BEGIN PROVIDED RECORDS
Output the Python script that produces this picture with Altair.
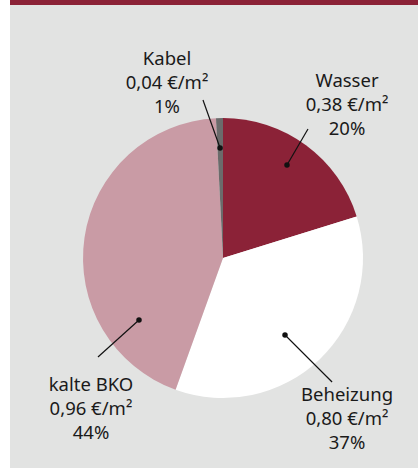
import numpy as np
import pandas as pd
import altair as alt

# --- data ---
kategorien = ["Wasser", "Beheizung", "kalte BKO", "Kabel"]
kosten = ["0,38", "0,80", "0,96", "0,04"]
prozent = ["20%", "37%", "44%", "1%"]
anteil = [20.2, 35.3, 43.7, 0.8]          # drawn slice shares
farben = ["#8B2237", "#FFFFFF", "#C99BA5", "#6B6B6B"]

# --- annotation layout (units of the pie radius, relative to the centre) ---
label_x = [0.886, 0.886, -0.943, -0.40]
label_y = [1.096, -1.150, -1.079, 1.25]   # centre of the middle line
punkt_x = [0.457, 0.443, -0.600, -0.021]
punkt_y = [0.664, -0.550, -0.443, 0.786]
linie_x = [0.607, 0.779, -0.893, -0.143]
linie_y = [0.921, -0.886, -0.707, 1.129]

W, H = 408, 468
R = 140
CX, CY = 213, 258
LH = 24

df = pd.DataFrame({
    "kategorie": kategorien,
    "anteil": anteil,
    "ordnung": list(range(len(kategorien))),
    "text": [f"{k}\n{v} €/m²\n{p}" for k, v, p in zip(kategorien, kosten, prozent)],
    "lx": label_x, "ly": [v + LH / R for v in label_y],
    "px": punkt_x, "py": punkt_y,
    "qx": linie_x, "qy": linie_y,
})

xs = alt.Scale(domain=[-CX / R, (W - CX) / R], nice=False, zero=False)
ys = alt.Scale(domain=[-(H - CY) / R, CY / R], nice=False, zero=False)
noax = dict(axis=None)

pie = alt.Chart(df).mark_arc(radius=R, stroke=None).encode(
    theta=alt.Theta("anteil:Q", stack=True),
    order=alt.Order("ordnung:Q"),
    color=alt.Color("kategorie:N", scale=alt.Scale(domain=kategorien, range=farben), legend=None),
    x=alt.value(CX), y=alt.value(CY),
)

bar = alt.Chart(df).mark_rect(color="#8B2237").encode(
    x=alt.value(0), x2=alt.value(W), y=alt.value(0), y2=alt.value(5)
)

lines = alt.Chart(df).mark_rule(color="#111111", strokeWidth=1.2).encode(
    x=alt.X("px:Q", scale=xs, **noax), y=alt.Y("py:Q", scale=ys, **noax),
    x2="qx:Q", y2="qy:Q",
)

dots = alt.Chart(df).mark_point(filled=True, color="#111111", size=30, opacity=1).encode(
    x=alt.X("px:Q", scale=xs, **noax), y=alt.Y("py:Q", scale=ys, **noax),
)

labels = alt.Chart(df).mark_text(
    font="Noto Sans", fontSize=18.5, lineBreak="\n", lineHeight=LH,
    align="center", baseline="middle", color="#1a1a1a",
).encode(
    x=alt.X("lx:Q", scale=xs, **noax), y=alt.Y("ly:Q", scale=ys, **noax),
    text="text:N",
)

chart = alt.layer(pie, bar, lines, dots, labels).properties(
    width=W, height=H,
    padding={"left": 10, "top": 0, "right": 0, "bottom": 0},
    autosize=alt.AutoSizeParams(type="none"),
    background="#FFFFFF",
).configure_view(fill="#E2E3E2", stroke=None)

chart.save("out.html", embed_options={"renderer": "svg", "actions": False})
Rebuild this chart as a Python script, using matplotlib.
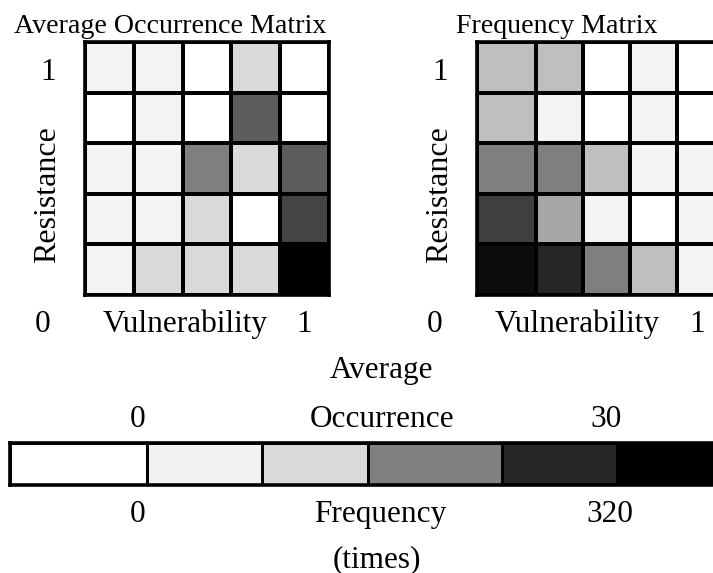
import numpy as np
import matplotlib
matplotlib.use("Agg")
import matplotlib.pyplot as plt
from matplotlib.colors import ListedColormap

# ---- data (rows listed top -> bottom, columns left -> right) ----
avg_occurrence = [
    [1.5, 1.5, 0.0, 4.5, 0.0],
    [0.0, 1.5, 0.0, 19.0, 0.0],
    [1.5, 1.5, 15.0, 4.5, 19.0],
    [1.5, 1.5, 4.5, 0.0, 22.0],
    [1.5, 4.5, 4.5, 4.5, 30.0],
]
frequency = [
    [80, 80, 0, 16, 0],
    [80, 16, 0, 16, 0],
    [160, 160, 80, 16, 16],
    [240, 112, 16, 0, 16],
    [304, 272, 160, 80, 16],
]
occ_range = [0, 30]
freq_range = [0, 320]
legend_grays = [1.0, 0.95, 0.85, 0.5, 0.15, 0.0]

W, H = 713, 573
plt.rcParams['font.family'] = ['Liberation Serif', 'DejaVu Serif']

fig = plt.figure(figsize=(W / 100, H / 100), dpi=100)


def px_axes(x0, y0, x1, y1):
    # axes from pixel box (origin top-left)
    return fig.add_axes([x0 / W, 1 - y1 / H, (x1 - x0) / W, (y1 - y0) / H])


def px_text(x, y, s, size=22.5, va='baseline', **kw):
    fig.text(x / W, 1 - y / H, s, fontsize=size, ha='center', va=va, **kw)


def draw_matrix(ax, values, vrange, xedges):
    vals = np.array(values, dtype=float)[::-1]
    yedges = np.arange(6)
    ax.pcolormesh(xedges, yedges, vals, cmap='gray_r', vmin=vrange[0], vmax=vrange[1],
                  edgecolors='black', linewidth=1.6)
    ax.set_xlim(xedges[0], xedges[-1])
    ax.set_ylim(0, 5)
    ax.set_xticks([])
    ax.set_yticks([])
    for sp in ax.spines.values():
        sp.set_linewidth(2.6)


# left matrix
ax1 = px_axes(85, 42, 329, 295)
draw_matrix(ax1, avg_occurrence, occ_range, np.arange(6))

# right matrix (first column wider, last column runs off the edge)
ax2 = px_axes(477, 42, 724, 295)
draw_matrix(ax2, frequency, freq_range, np.array([0, 59, 106, 153, 200, 247]))

# titles and axis labels
px_text(170, 33, 'Average Occurrence Matrix', size=20.2)
px_text(557, 33, 'Frequency Matrix', size=20.2)
for x0 in (48, 440):
    px_text(x0, 80, '1')
    px_text(x0 - 5, 332, '0')
    px_text(x0, 195, 'Resistance', size=23, va='center', rotation=90)
px_text(185, 332, 'Vulnerability')
px_text(304, 332, '1')
px_text(577, 332, 'Vulnerability')
px_text(697, 332, '1')

# shared legend bar
axc = px_axes(10, 443, 733, 485)
cb_edges = np.array([0, 137, 252, 358, 492, 607, 723])
axc.pcolormesh(cb_edges, [0, 1], np.arange(6).reshape(1, -1),
               cmap=ListedColormap([(g, g, g) for g in legend_grays]),
               vmin=-0.5, vmax=5.5, edgecolors='black', linewidth=1.8)
axc.set_xlim(0, 723)
axc.set_ylim(0, 1)
axc.set_xticks([])
axc.set_yticks([])
for sp in axc.spines.values():
    sp.set_linewidth(2.6)

px_text(381, 378, 'Average')
px_text(138, 427, str(occ_range[0]))
px_text(382, 427, 'Occurrence')
px_text(606, 427, str(occ_range[1]))
px_text(138, 522, str(freq_range[0]))
px_text(380, 522, 'Frequency')
px_text(610, 522, str(freq_range[1]))
px_text(377, 567, '(times)')

fig.savefig('out.png', dpi=100)
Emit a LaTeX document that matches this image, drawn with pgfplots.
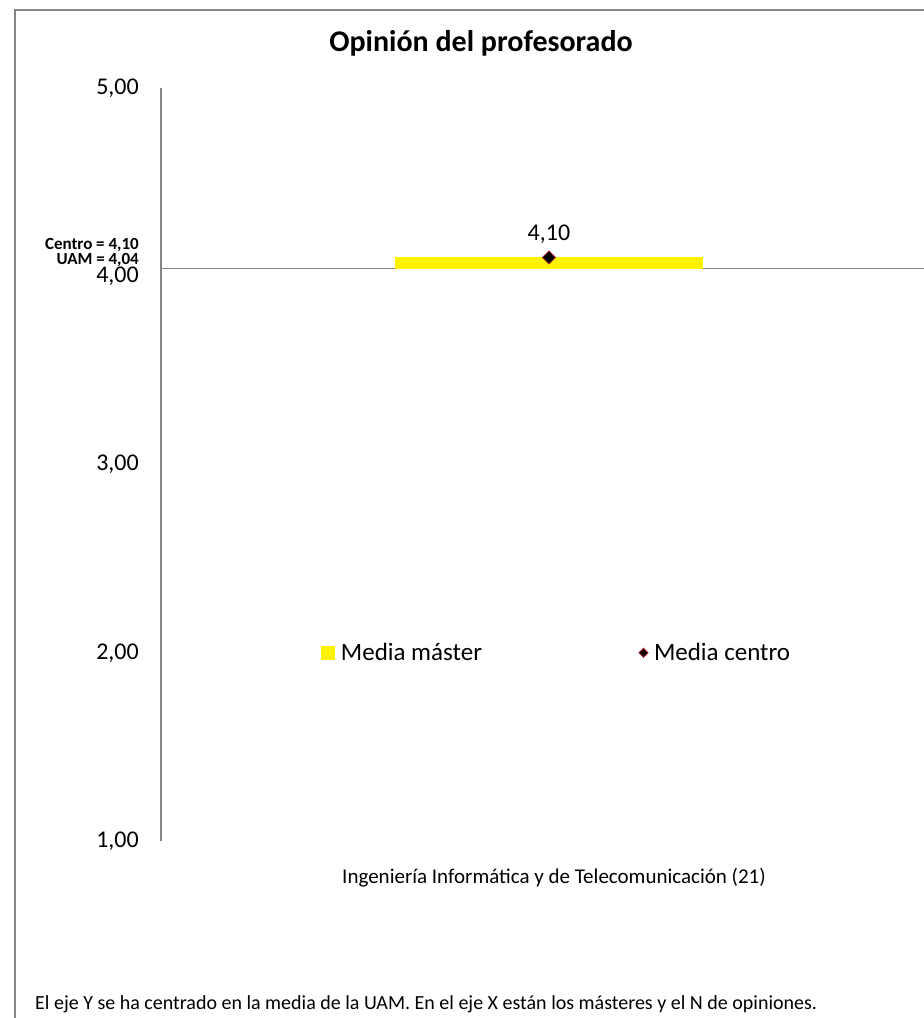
\documentclass[border=0pt]{standalone}
\usepackage{fontspec}
\setmainfont{Carlito}
\usepackage{pgfplots}
\pgfplotsset{compat=1.18}
\definecolor{framegray}{HTML}{868686}
\definecolor{markred}{HTML}{A0202A}

\begin{document}
\begin{tikzpicture}
\useasboundingbox (0,0) rectangle (924pt,-1018pt);
% chart area border, cut off on the right and at the bottom
\draw[framegray, line width=2pt] (15pt,-1030pt) -- (15pt,-10pt) -- (940pt,-10pt);
\node[font=\bfseries\fontsize{30}{35}\selectfont] at (481pt,-43pt) {Opinión del profesorado};
\node[anchor=east, inner sep=0pt, font=\bfseries\fontsize{17}{19}\selectfont] at (139pt,-245pt) {Centro = 4,10};
\node[anchor=east, inner sep=0pt, font=\bfseries\fontsize{17}{19}\selectfont] at (139pt,-260pt) {UAM = 4,04};
\begin{axis}[
    at={(161pt,-841pt)}, anchor=south west,
    scale only axis,
    width=763pt, height=753pt,
    xmin=-0.5, xmax=0.4833,
    ymin=1, ymax=5,
    ytick={1,2,3,4,5},
    xtick={0},
    xticklabels={Ingeniería Informática y de Telecomunicación (21)},
    axis line style={draw=none},
    major tick length=0pt,
    clip=false,
    yticklabel style={font=\fontsize{24}{28}\selectfont, inner sep=0pt, xshift=-22pt,
        /pgf/number format/.cd, fixed, fixed zerofill, precision=2, use comma, assume math mode=true},
    xticklabel style={font=\fontsize{21}{25}\selectfont, yshift=-24pt, xshift=5pt},
    legend style={at={(0.521,0.25)}, anchor=center, draw=none, fill=none,
        font=\fontsize{25}{29}\selectfont, legend columns=2,
        nodes={inner sep=6pt},
        /tikz/every even column/.append style={column sep=151pt}},
]
% value axis line
\draw[framegray, line width=1.5pt] (rel axis cs:0,0) -- (rel axis cs:0,1);
% UAM mean = 4.04, horizontal axis crosses here
\addplot[framegray, line width=1.5pt, forget plot] coordinates {(-0.5,4.04) (0.4833,4.04)};
% Media master: bar from the UAM mean (4.04) up to 4.10
\addplot[fill=yellow, draw=none,
    legend image code/.code={\fill[yellow] (0pt,-7pt) rectangle (14pt,7pt);}]
    coordinates {(-0.1985,4.04) (-0.1985,4.10) (0.1985,4.10) (0.1985,4.04)} -- cycle;
\addlegendentry{Media máster}
% Media centro
\addplot[only marks, mark=square*, mark size=4.6pt,
    mark options={rotate=45, fill=black, draw=markred, line width=0.8pt},
    nodes near coords={\pgfmathprintnumber[fixed, fixed zerofill, precision=2, use comma, assume math mode=true]{\pgfplotspointmeta}},
    point meta=y,
    every node near coord/.append style={anchor=south, inner sep=0pt, yshift=13pt,
        font=\fontsize{24}{28}\selectfont, text=black},
    legend image code/.code={\draw[only marks, mark=square*, mark size=3.2pt,
        mark options={rotate=45, fill=black, draw=markred, line width=0.8pt}] plot coordinates {(7pt,0pt)};}]
    coordinates {(0,4.10)};
\addlegendentry{Media centro}
\end{axis}
\node[anchor=west, inner sep=0pt, font=\fontsize{20}{24}\selectfont] at (35pt,-1004pt) {El eje Y se ha centrado en la media de la UAM. En el eje X están los másteres y el N de opiniones.};
\end{tikzpicture}
\end{document}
END PROVIDED RECORDS
→ EXERCISE:
Print the line above containing "Rebuild this chart", the line containing "from matplotlib.colors import ListedColormap", and everything between them, exactly as written. Pictures stay out.

→ OUTPUT FOR THIS TASK:
Rebuild this chart as a Python script, using matplotlib.
import numpy as np
import matplotlib
matplotlib.use("Agg")
import matplotlib.pyplot as plt
from matplotlib.colors import ListedColormap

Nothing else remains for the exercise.